What takes precedence over hurdling to the edge of space with 3 others making history? Let’s explore tips for resolving calendar conflicts.

When we buy tickets for an event, whether we are planning to attend a concert or take a plane flight, we are fairly committed to using the tickets-- especially if it is something we are eagerly anticipating. We feel even more obligated if we spend a lot of money. What would you do if you had a scheduling conflict after paying almost $30M for a trip to space? What would you prioritize above sitting next to Jeff Bezos and traveling 62 miles off-planet to enjoy 3 to 4 minutes of weightlessness and a view of the most beautiful world in the solar system? …Assuming you had the guts to go!

Just in case you can’t immediately come up with an event to supersede taking a spaceflight, one person had an answer to just that question! A passenger, who wishes to remain anonymous, gave up a seat on Blue Origin’s rocket ship after winning a bid for the fourth and final spot. The money received was donated to Blue Origin’s Club for the Future, a foundation focused on encouraging younger generations to “think about millions of people living and working in space.”1 Even still, wouldn’t you check your calendar before buying a ticket for tens of millions of dollars?

How can we best resolve scheduling conflicts?

  1. Weights & Priorities: Decision criteria are required. Imagine having the following weighted priorities (in order of most importance): family (4), health (3), business (2), and education (1). A family bike ride scores 7 points (4 + 3) and beats out a sales training scoring 3 points (2 + 1). What types of activities are vying for your time? What weights would you give them?
  2. Integrity & Relationships: Consulting the master calendar is required. Even with the best intentions, juggling multiple calendars and going by memory can lead to scheduling mistakes. Within reason, it’s best to stand by your commitments. A season of busyness can jeopardize even the strongest of bonds. It may be necessary to consider the importance others place on events.
  3. Options & Regrets: Timely decisions are also required. Options include: decline, reschedule, get coverage, or do a little of both. When choices are tough, rather than shrinking from communication (or ghosting people), determine what information is still needed. Avoid waffling back and forth, creating hardship for others. Make decisions early and make the most of your choice.

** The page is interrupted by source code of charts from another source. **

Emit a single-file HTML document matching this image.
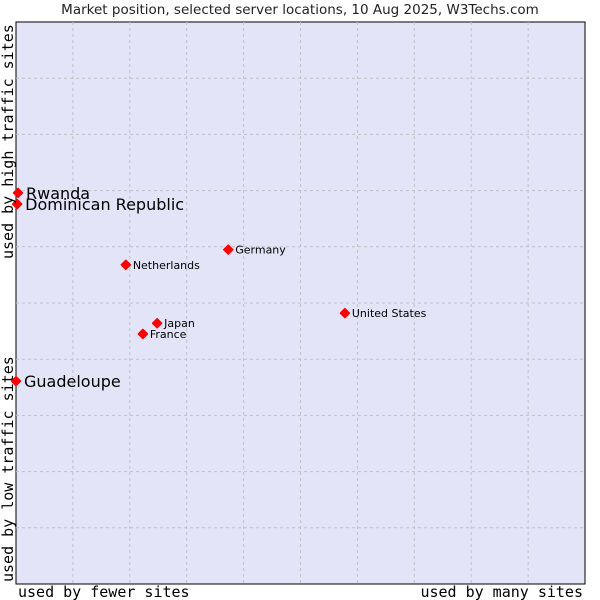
<!DOCTYPE html>
<html><head><meta charset="utf-8"><style>
body{margin:0;background:#fff;width:600px;height:600px;overflow:hidden}
svg{display:block}
</style></head><body>
<svg id="chart" width="600" height="600">
<text x="300" y="14" text-anchor="middle" font-family="DejaVu Sans, sans-serif" font-size="13.5" fill="#222">Market position, selected server locations, 10 Aug 2025, W3Techs.com</text>
<rect x="16" y="22" width="569" height="562" fill="#e4e4f8" stroke="#000" stroke-width="1"/>
<g id="grid"></g>
<g id="points"></g>
<text x="18" y="597" font-family="DejaVu Sans Mono, monospace" font-size="15" fill="#000">used by fewer sites</text>
<text x="583" y="597" text-anchor="end" font-family="DejaVu Sans Mono, monospace" font-size="15" fill="#000">used by many sites</text>
<text transform="translate(13,582) rotate(-90)" font-family="DejaVu Sans Mono, monospace" font-size="15" fill="#000">used by low traffic sites</text>
<text transform="translate(13,259) rotate(-90)" font-family="DejaVu Sans Mono, monospace" font-size="15" fill="#000">used by high traffic sites</text>
</svg>
<script>
const names=["Rwanda","Dominican Republic","Guadeloupe","Netherlands","Germany","United States","Japan","France"];
const xValues=[0.35,0.2,0,19.3,37.3,57.8,24.8,22.3];
const yValues=[69.6,67.6,36.1,56.8,59.5,48.2,46.4,44.5];
const bigLabel=[true,true,true,false,false,false,false,false];
const ns="http://www.w3.org/2000/svg";
const X0=16,X1=585,Y0=584,Y1=22;
const xs=v=>X0+v/100*(X1-X0);
const ys=v=>Y0-v/100*(Y0-Y1);
const grid=document.getElementById('grid');
for(let i=1;i<10;i++){
  const gx=document.createElementNS(ns,'line');
  gx.setAttribute('x1',xs(i*10));gx.setAttribute('x2',xs(i*10));
  gx.setAttribute('y1',Y1);gx.setAttribute('y2',Y0);
  gx.setAttribute('stroke','#c0c0c8');gx.setAttribute('stroke-dasharray','3,3');
  
  
  grid.appendChild(gx);
  const gy=document.createElementNS(ns,'line');
  gy.setAttribute('y1',ys(i*10));gy.setAttribute('y2',ys(i*10));
  gy.setAttribute('x1',X0);gy.setAttribute('x2',X1);
  gy.setAttribute('stroke','#c0c0c8');gy.setAttribute('stroke-dasharray','3,3');
  
  
  grid.appendChild(gy);
}
const pts=document.getElementById('points');
names.forEach((n,i)=>{
  const cx=xs(xValues[i]),cy=ys(yValues[i]);
  const p=document.createElementNS(ns,'path');
  p.setAttribute('d',`M${cx} ${cy-4.5}L${cx+4.5} ${cy}L${cx} ${cy+4.5}L${cx-4.5} ${cy}Z`);
  p.setAttribute('fill','#f00');
  p.setAttribute('stroke','#f00');
  p.setAttribute('stroke-width','1.5');
  p.setAttribute('stroke-linejoin','round');
  
  
  pts.appendChild(p);
  const t=document.createElementNS(ns,'text');
  t.setAttribute('x',cx+(bigLabel[i]?8:7));
  t.setAttribute('y',cy+(bigLabel[i]?6:4));
  t.setAttribute('font-family','DejaVu Sans, sans-serif');
  t.setAttribute('font-size',bigLabel[i]?16:11);
  t.setAttribute('fill','#000');
  t.textContent=n;
  
  
  pts.appendChild(t);
});
</script>
</body></html>
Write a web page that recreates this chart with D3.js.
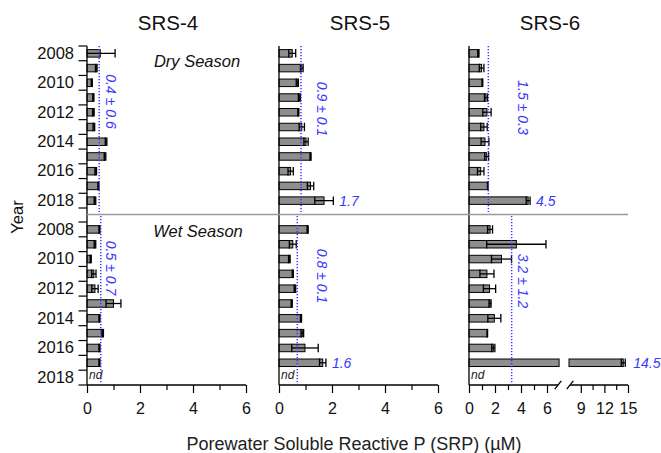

We may never know what gained priority over Blue Origin’s first commercial flight out to the Kármán Line, or edge of space.2 We do know that both the oldest and youngest rocket ship passengers made it a top priority: aerospace pioneer Mary “Wally” Funk (82) and university freshman Oliver Daemen (18).3 Daemen, enjoying a gap year, was invited to take his father’s seat (Joes Daemen, CEO and Founder of Somerset Capital Partners). Marking the 52nd anniversary of the Apollo 11 moon landing, Oliver definitely got some inspiration for his upcoming physics and innovation management studies at University of Utrect.4, 5 Regardless of how you weight and prioritize your schedule, leverage integrity, balance relationships, consider options, and handle regrets-- BE PRESENT. Please, just BE where you are! 

Sources: 1, 4 Spaceflight Now: $28 million bid wins auction to join Bezos on suborbital spaceflight; 2 Astronomy: The Kármán Line: Where does space begin?; 3 Puget Sound Business Journal: Blue Origin's auction winner declines space trip due to 'scheduling conflict'; 5 Forbes: In Switcheroo, Blue Origin Auction Winner Drops Off July 20 Flight, Replaced By 18 Year Old; Blue Origin: Image Gallery, Reserve a Seat.